1.      Dampak negatif adanya transmigrasi dan cara penanggulangannya
a.       Memerlukan banyak biaya. Program transmigrasi terutama yang bukan swakarsa memerlukan banyak biaya. Biaya-biaya tersebut untuk pemberangkatan sejumlah transmigran dan pembukaan lahan baru. Untuk menanggulangi masalah tersebut pemerintah dapat memprioritaskan transmigrasi swakarsa, sehingga biaya ditanggung oleh transmigran sendiri. Adapun pemerintah hanya
 sebatas menyediakan lahan baru saja. Namun untuk menumbuhkan kesadaran masyarakat agar melakukan transmigrasi swakarsa bukanlah pekerjaan yang mudah. Oleh karena itu pemerintah harus senantiasa memberikan penyuluhanpenyuluhan pada masyarakat.
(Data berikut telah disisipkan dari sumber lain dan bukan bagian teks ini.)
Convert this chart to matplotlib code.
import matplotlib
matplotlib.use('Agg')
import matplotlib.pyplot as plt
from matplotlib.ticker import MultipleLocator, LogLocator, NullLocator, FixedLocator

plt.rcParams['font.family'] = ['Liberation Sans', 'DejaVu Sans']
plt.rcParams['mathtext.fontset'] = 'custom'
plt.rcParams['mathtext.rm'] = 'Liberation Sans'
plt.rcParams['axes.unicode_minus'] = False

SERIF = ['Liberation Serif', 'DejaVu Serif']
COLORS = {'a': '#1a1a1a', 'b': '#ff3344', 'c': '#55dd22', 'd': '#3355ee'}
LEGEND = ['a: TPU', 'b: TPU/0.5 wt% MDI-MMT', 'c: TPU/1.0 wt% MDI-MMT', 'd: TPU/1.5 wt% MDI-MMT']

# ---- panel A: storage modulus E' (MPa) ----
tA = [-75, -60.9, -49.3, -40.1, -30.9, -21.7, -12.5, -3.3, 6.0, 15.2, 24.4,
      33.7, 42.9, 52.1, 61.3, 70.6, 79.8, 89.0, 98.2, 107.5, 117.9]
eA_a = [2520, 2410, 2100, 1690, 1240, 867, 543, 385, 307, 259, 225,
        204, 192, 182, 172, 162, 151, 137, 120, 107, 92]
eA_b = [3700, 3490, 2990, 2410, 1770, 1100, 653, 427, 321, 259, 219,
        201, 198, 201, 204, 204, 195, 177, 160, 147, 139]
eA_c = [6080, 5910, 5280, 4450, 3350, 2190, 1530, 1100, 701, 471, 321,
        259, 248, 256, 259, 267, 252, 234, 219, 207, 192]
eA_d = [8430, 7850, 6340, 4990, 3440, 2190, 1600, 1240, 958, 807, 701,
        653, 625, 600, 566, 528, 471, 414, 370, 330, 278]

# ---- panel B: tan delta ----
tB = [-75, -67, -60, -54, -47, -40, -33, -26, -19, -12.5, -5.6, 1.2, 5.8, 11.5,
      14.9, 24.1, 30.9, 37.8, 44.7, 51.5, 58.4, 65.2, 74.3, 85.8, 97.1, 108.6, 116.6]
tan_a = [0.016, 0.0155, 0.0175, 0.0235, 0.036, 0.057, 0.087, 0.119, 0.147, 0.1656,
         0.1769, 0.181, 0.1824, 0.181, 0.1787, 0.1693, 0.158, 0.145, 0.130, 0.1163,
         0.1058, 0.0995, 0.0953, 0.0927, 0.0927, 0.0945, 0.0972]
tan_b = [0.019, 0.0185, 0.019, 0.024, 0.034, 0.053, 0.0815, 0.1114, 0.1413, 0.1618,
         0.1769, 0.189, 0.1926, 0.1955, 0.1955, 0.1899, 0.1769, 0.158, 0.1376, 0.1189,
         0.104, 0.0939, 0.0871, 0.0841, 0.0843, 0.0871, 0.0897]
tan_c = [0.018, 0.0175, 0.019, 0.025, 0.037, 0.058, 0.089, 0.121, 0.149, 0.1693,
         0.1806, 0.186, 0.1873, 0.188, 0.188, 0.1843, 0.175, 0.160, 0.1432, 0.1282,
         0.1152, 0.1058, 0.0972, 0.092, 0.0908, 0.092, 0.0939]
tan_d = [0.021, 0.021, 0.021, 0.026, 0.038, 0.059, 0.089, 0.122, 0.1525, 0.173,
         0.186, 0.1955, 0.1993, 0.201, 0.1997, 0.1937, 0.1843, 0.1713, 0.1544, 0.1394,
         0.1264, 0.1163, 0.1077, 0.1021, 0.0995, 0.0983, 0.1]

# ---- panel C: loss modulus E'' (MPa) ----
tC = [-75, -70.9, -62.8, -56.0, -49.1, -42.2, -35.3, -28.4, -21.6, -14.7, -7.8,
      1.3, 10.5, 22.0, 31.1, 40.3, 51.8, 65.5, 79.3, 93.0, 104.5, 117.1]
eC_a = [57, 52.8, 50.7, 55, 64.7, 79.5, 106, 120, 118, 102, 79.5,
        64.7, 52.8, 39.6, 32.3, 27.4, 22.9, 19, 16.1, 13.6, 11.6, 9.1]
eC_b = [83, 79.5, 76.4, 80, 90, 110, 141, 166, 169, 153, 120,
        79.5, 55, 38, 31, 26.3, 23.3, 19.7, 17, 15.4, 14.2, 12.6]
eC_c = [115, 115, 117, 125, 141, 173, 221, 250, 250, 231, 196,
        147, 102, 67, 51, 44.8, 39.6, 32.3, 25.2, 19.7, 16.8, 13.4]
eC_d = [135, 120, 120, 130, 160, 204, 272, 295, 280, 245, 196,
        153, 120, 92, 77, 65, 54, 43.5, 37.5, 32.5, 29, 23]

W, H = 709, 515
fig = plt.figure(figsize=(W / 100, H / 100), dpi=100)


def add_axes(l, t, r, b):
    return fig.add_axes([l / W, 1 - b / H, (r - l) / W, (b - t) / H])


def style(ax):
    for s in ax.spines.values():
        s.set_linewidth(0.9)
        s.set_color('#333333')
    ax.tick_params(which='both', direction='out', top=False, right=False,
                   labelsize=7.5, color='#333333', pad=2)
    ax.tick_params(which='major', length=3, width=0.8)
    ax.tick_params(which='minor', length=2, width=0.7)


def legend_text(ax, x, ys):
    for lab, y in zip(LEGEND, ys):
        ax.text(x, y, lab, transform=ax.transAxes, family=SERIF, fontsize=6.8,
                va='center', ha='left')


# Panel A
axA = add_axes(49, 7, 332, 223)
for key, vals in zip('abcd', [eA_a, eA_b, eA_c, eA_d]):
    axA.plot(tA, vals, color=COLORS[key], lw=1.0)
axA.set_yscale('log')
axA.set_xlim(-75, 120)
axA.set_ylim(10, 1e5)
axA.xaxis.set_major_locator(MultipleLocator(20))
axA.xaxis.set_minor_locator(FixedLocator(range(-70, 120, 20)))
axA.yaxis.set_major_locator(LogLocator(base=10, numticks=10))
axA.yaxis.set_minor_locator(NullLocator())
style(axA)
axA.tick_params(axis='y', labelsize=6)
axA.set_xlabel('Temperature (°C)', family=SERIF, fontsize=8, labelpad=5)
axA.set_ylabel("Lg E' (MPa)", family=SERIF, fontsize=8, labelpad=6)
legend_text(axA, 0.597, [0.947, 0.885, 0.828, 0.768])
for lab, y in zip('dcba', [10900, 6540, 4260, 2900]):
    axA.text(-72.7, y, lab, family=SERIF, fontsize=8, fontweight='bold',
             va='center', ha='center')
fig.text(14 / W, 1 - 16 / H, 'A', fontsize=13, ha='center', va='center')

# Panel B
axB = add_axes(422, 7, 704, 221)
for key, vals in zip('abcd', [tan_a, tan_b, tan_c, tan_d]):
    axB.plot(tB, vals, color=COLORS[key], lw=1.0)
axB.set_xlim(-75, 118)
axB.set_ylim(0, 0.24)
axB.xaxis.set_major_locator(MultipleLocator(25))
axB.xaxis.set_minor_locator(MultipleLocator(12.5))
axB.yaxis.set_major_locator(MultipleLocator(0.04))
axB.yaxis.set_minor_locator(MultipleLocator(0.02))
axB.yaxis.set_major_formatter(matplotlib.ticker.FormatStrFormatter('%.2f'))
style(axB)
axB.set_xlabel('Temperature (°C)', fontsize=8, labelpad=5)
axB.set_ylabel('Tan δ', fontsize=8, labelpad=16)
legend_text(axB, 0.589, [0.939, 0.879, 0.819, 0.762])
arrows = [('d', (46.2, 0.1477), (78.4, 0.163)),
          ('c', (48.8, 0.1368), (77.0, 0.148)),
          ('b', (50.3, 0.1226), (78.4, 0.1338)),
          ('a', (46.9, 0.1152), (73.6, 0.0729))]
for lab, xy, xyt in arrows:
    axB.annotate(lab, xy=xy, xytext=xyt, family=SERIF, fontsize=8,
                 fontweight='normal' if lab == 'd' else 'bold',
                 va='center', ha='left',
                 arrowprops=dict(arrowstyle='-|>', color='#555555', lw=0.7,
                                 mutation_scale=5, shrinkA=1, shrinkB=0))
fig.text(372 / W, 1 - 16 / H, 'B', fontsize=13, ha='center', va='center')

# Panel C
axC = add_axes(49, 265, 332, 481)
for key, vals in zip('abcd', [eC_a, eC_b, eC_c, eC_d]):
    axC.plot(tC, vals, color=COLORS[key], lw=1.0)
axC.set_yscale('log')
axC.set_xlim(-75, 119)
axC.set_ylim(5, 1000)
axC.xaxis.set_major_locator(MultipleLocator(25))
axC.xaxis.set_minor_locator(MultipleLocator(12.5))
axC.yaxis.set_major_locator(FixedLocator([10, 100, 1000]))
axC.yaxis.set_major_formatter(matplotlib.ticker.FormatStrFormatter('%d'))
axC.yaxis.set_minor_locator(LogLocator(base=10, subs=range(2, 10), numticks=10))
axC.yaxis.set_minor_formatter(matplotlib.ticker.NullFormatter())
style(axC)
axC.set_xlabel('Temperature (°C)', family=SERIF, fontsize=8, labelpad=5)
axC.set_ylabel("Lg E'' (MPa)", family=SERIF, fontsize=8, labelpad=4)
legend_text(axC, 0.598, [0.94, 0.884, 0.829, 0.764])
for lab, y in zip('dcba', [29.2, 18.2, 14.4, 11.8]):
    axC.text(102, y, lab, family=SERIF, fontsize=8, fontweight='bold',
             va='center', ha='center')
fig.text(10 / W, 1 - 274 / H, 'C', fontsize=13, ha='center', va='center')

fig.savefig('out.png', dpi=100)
b.      Sering timbulnya konflik antarmasyarakat Masyarakat setempat, khususnya masyarakat tujuan transmigrasi yang berada di pedalaman sangat sulit menerima pendatang baru, apalagi mereka menganggap bahwa transmigran mengambil lahan garapan mereka. Hal tersebut seringmemicu kecemburuan antara masyarakat setempat terhadap para transmigran, bahkan di antara mereka sering terjadi konflik. Untuk menanggulangi masalah tersebut perlu dilakukan penyuluhan dan pembinaan terhadap masyarakat setempat di daerah tujuan transmigrasi. Di samping itu, juga diberikan bantuan berupa fasilitas-fasilitas yang serupa yang diberikan pada para transmigran sehingga dapat meminimalisir kecemburuan sosial. Pemerintah juga bisa mengadakan forum bersama yang mempertemukan antara masyarakat setempat dan para transmigran, sehingga lebih mempererat hubungan di antara mereka.
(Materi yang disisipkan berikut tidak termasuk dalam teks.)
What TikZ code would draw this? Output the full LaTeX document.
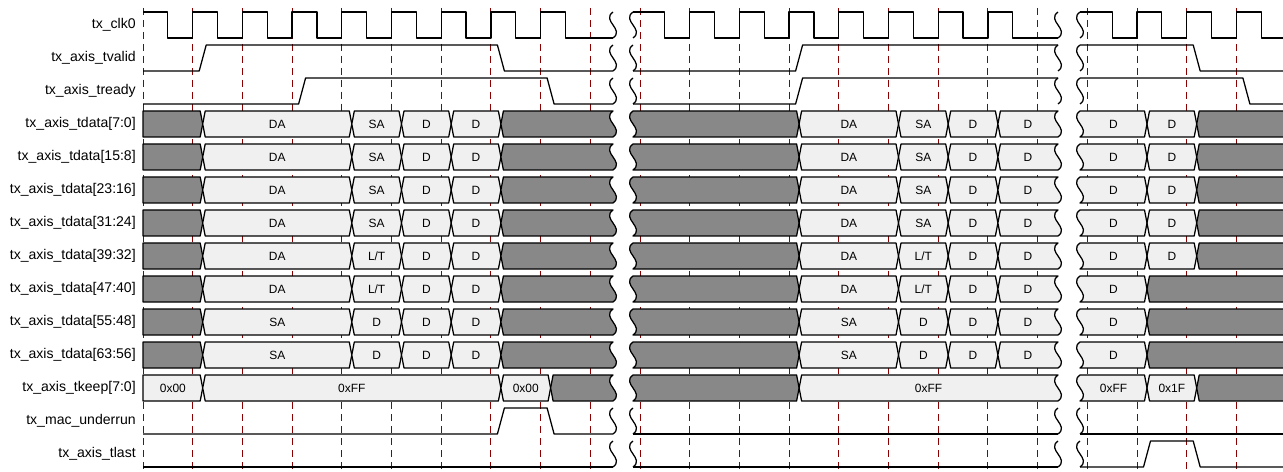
\documentclass[tikz,border=0pt]{standalone}
\usepackage{fontspec}
\setmainfont{Liberation Sans}

\definecolor{bgray}{HTML}{888888}
\definecolor{blight}{HTML}{F0F0F0}
\definecolor{tickred}{HTML}{8B0000}

\newcounter{valno}
\newcommand{\lflat}[1]{(#1,26) -- (#1,0)}
\newcommand{\lcross}[1]{(#1+2.5,26) -- (#1,13) -- (#1+2.5,0)}
\newcommand{\lwave}[1]{(#1,26) .. controls (#1+12,17.3) and (#1-12,8.7) .. (#1,0)}
\newcommand{\rcross}[1]{-- (#1-2.5,0) -- (#1,13) -- (#1-2.5,26)}
\newcommand{\rwave}[1]{-- (#1,0) .. controls (#1-12,8.7) and (#1+12,17.3) .. (#1,26)}
\newcommand{\ropen}[1]{-- (#1,0) -- (#1,26)}
\newcommand{\wave}[1]{(#1,0) .. controls (#1-12,8.7) and (#1+12,17.3) .. (#1,26)}
\newcommand{\sigup}[1]{-- (#1-3.5,26) -- (#1+3.5,0)}
\newcommand{\sigdn}[1]{-- (#1-3.5,0) -- (#1+3.5,26)}
\newcommand{\buscell}[6]{%
  \path[bus,fill=#1] #4{#2} #5{#3} -- cycle;
  \if\relax\detokenize{#6}\relax\else
    \stepcounter{valno}%
    \node[val] (v\arabic{valno}) at ({(#2+#3)/2},13) {#6};
  \fi}
\newcommand{\busrow}[4]{%
  \buscell{bgray}{143}{202.7}{\lflat}{\rcross}{}
  \buscell{blight}{202.7}{351.8}{\lcross}{\rcross}{#1}
  \buscell{blight}{351.8}{401.5}{\lcross}{\rcross}{#2}
  \buscell{blight}{401.5}{451.2}{\lcross}{\rcross}{#3}
  \buscell{blight}{451.2}{500.9}{\lcross}{\rcross}{#4}
  \buscell{bgray}{500.9}{613}{\lcross}{\rwave}{}
  \buscell{bgray}{633}{799.1}{\lwave}{\rcross}{}
  \buscell{blight}{799.1}{898.5}{\lcross}{\rcross}{#1}
  \buscell{blight}{898.5}{948.2}{\lcross}{\rcross}{#2}
  \buscell{blight}{948.2}{997.9}{\lcross}{\rcross}{#3}
  \buscell{blight}{997.9}{1058}{\lcross}{\rwave}{#4}}
\newcommand{\tailtwo}{%
  \buscell{blight}{1080}{1147}{\lwave}{\rcross}{D}
  \buscell{blight}{1147}{1196.7}{\lcross}{\rcross}{D}
  \buscell{bgray}{1196.7}{1290}{\lcross}{\ropen}{}}
\newcommand{\tailone}{%
  \buscell{blight}{1080}{1147}{\lwave}{\rcross}{D}
  \buscell{bgray}{1147}{1290}{\lcross}{\ropen}{}}
\newcommand{\breaks}{\draw[sig] \wave{613} \wave{633} \wave{1058} \wave{1080};}

\begin{document}
\begin{tikzpicture}[x=0.025cm, y=-0.025cm,
    sig/.style={line width=0.9pt, line join=round},
    bus/.style={draw, line width=0.9pt, line join=round},
    tick/.style={tickred, line width=0.6pt, dash pattern=on 5pt off 3.5pt},
    lbl/.style={anchor=east, inner sep=0pt, font=\fontsize{10}{12}\selectfont},
    val/.style={inner sep=0pt, font=\fontsize{8.5}{10}\selectfont},
    sigrow/.style={shift={(0,#1*33+12)}}]
  \useasboundingbox (0,0) rectangle (1283,472);

  \foreach \k in {0,...,22}
    \draw[tick] ({143+49.7*\k},8) -- ++(0,464);

  \foreach \name [count=\i from 0] in {tx\_clk0, tx\_axis\_tvalid, tx\_axis\_tready,
      tx\_axis\_tdata[7:0], tx\_axis\_tdata[15:8], tx\_axis\_tdata[23:16],
      tx\_axis\_tdata[31:24], tx\_axis\_tdata[39:32], tx\_axis\_tdata[47:40],
      tx\_axis\_tdata[55:48], tx\_axis\_tdata[63:56], tx\_axis\_tkeep[7:0],
      tx\_mac\_underrun, tx\_axis\_tlast}
    \node[lbl] (lbl\i) at (136,{33*\i+25}) {\name};

  \begin{scope}[sigrow=0]
    \draw[sig] (143,0) foreach \k in {0,...,7} { -- ++(24.85,0) -- ++(0,26) -- ++(24.85,0) -- ++(0,-26) }
      -- ++(24.85,0) -- ++(0,26) -- (613,26);
    \draw[sig] (633,0) -- (664.85,0) -- ++(0,26) foreach \k in {11,...,17} { -- ({143+49.7*\k},26) -- ++(0,-26) -- ++(24.85,0) -- ++(0,26) }
      -- (1058,26);
    \draw[sig] (1080,0) -- (1112.15,0) -- ++(0,26) foreach \k in {20,21,22} { -- ({143+49.7*\k},26) -- ++(0,-26) -- ++(24.85,0) -- ++(0,26) }
      -- (1290,26);
    \breaks
  \end{scope}

  \begin{scope}[sigrow=1]
    \draw[sig] (143,26) \sigup{202.7} \sigdn{500.9} -- (613,26);
    \draw[sig] (633,26) \sigup{799.1} -- (1058,0);
    \draw[sig] (1080,0) \sigdn{1196.7} -- (1290,26);
    \breaks
  \end{scope}

  \begin{scope}[sigrow=2]
    \draw[sig] (143,26) \sigup{302.1} \sigdn{550.6} -- (613,26);
    \draw[sig] (633,26) \sigup{799.1} -- (1058,0);
    \draw[sig] (1080,0) \sigdn{1246.4} -- (1290,26);
    \breaks
  \end{scope}

  \foreach \r in {3,...,6} {
    \begin{scope}[sigrow=\r]
      \busrow{DA}{SA}{D}{D}
      \tailtwo
    \end{scope}
  }
  \begin{scope}[sigrow=7]
    \busrow{DA}{L/T}{D}{D}
    \tailtwo
  \end{scope}
  \begin{scope}[sigrow=8]
    \busrow{DA}{L/T}{D}{D}
    \tailone
  \end{scope}
  \foreach \r in {9,10} {
    \begin{scope}[sigrow=\r]
      \busrow{SA}{D}{D}{D}
      \tailone
    \end{scope}
  }

  \begin{scope}[sigrow=11]
    \buscell{blight}{143}{202.7}{\lflat}{\rcross}{0x00}
    \buscell{blight}{202.7}{500.9}{\lcross}{\rcross}{0xFF}
    \buscell{blight}{500.9}{550.6}{\lcross}{\rcross}{0x00}
    \buscell{bgray}{550.6}{613}{\lcross}{\rwave}{}
    \buscell{bgray}{633}{799.1}{\lwave}{\rcross}{}
    \buscell{blight}{799.1}{1058}{\lcross}{\rwave}{0xFF}
    \buscell{blight}{1080}{1147}{\lwave}{\rcross}{0xFF}
    \buscell{blight}{1147}{1196.7}{\lcross}{\rcross}{0x1F}
    \buscell{bgray}{1196.7}{1290}{\lcross}{\ropen}{}
  \end{scope}

  \begin{scope}[sigrow=12]
    \draw[sig] (143,26) \sigup{500.9} \sigdn{550.6} -- (613,26);
    \draw[sig] (633,26) -- (1058,26);
    \draw[sig] (1080,26) -- (1290,26);
    \breaks
  \end{scope}

  \begin{scope}[sigrow=13]
    \draw[sig] (143,26) -- (613,26);
    \draw[sig] (633,26) -- (1058,26);
    \draw[sig] (1080,26) \sigup{1147} \sigdn{1196.7} -- (1290,26);
    \breaks
  \end{scope}
\end{tikzpicture}
\end{document}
2.      Dampak urbanisasi dan upaya penanggulangannya
Urbanisasi yang terus menerus berlangsung dapat meningkatkan
jumlah penduduk di kota dengan cepat. Di sisi lain jumlah penduduk di desa makin berkurang. Hal ini menyebabkan ketimpangan pembangunan dan ketimpangan sosial antara desa dengan kota. 
a.       Dampak negatif urbanisasi bagi kota
  • Meningkatnya jumlah pengangguran. Urbanisasi mengakibatkan, persaingan kerja makin tinggi dan kesempatan kerja makin kecil, sehingga orang sulit mencari  pekerjaan.
  • Meningkatnya angka kriminalitas. Kebutuhan hidup di kota sangatlah kompleks, namun usaha pemenuhannya kian sulit. Hal itulah yang membutakan mata sebagian orang, sehingga nekat menghalalkan segala cara demi memenuhi kebutuhan, seperti merampok, menipu, mencuri korupsi, dan lain-lain.
  • Munculnya slum area (daerah kumuh). Dengan adanya urbanisasi menjadikan lahan pemukiman
 makin sempit. Jumlah lahan yang tersedia tidak sebanding dengan jumlah penduduknya, sehingga sulit untuk mencari lahan untuk mendirikan rumah. Meskipun ada, lahan tersebut harganya sangat mahal, karena banyak orang yang menginginkannya. Mahalnya harga tanah tersebut menjadikan masyarakat tidak mampu membeli. Akhirnya mereka lebih memilih tinggal di kolong jembatan, bantaran sungai, membuat rumah kardus, bahkan ada yang tinggal di daerah pemakaman.
b.      Dampak negatif bagi desa
Urbanisasi ternyata membawa pengaruh yang besar bagi masyarakat di desa. Pembangunan dan dinamisasi desa menjadi menurun. Hal tersebut disebabkan karena:
  •  Tenaga terampil di desa berkurang karena berpindah ke kota.
  • Penduduk desa yang bersekolah di kota umumnya enggan kembali ke desa.
  •  Tenaga yang tertinggal di desa, umumnya orang-orang tua yang sudah tidak terampil dan produktif lagi. Untuk menanggulangi atau bahkan mencegah munculnya dampak-dampak negatif urbanisasi tersebut, perlu diupayakan untuk menekan dan memperkecil laju urbanisasi. Upaya tersebut dapat dilakukan dengan:
  1.  Pemerataan pembangunan industri sampai ke desa-desa. 
  2.   Pembangunan infrastruktur jalan ke desa-desa, sehingga memperlancar hubungan desa dengan kota.
  3. Mengoptimalkan usaha pertanian, sehingga tingkat pendapatanmasyarakat desa.
  4. Pembangunan fasilitas umum di desa, seperti listrik, puskesmas, sekolah, pasar, dan lain-lain.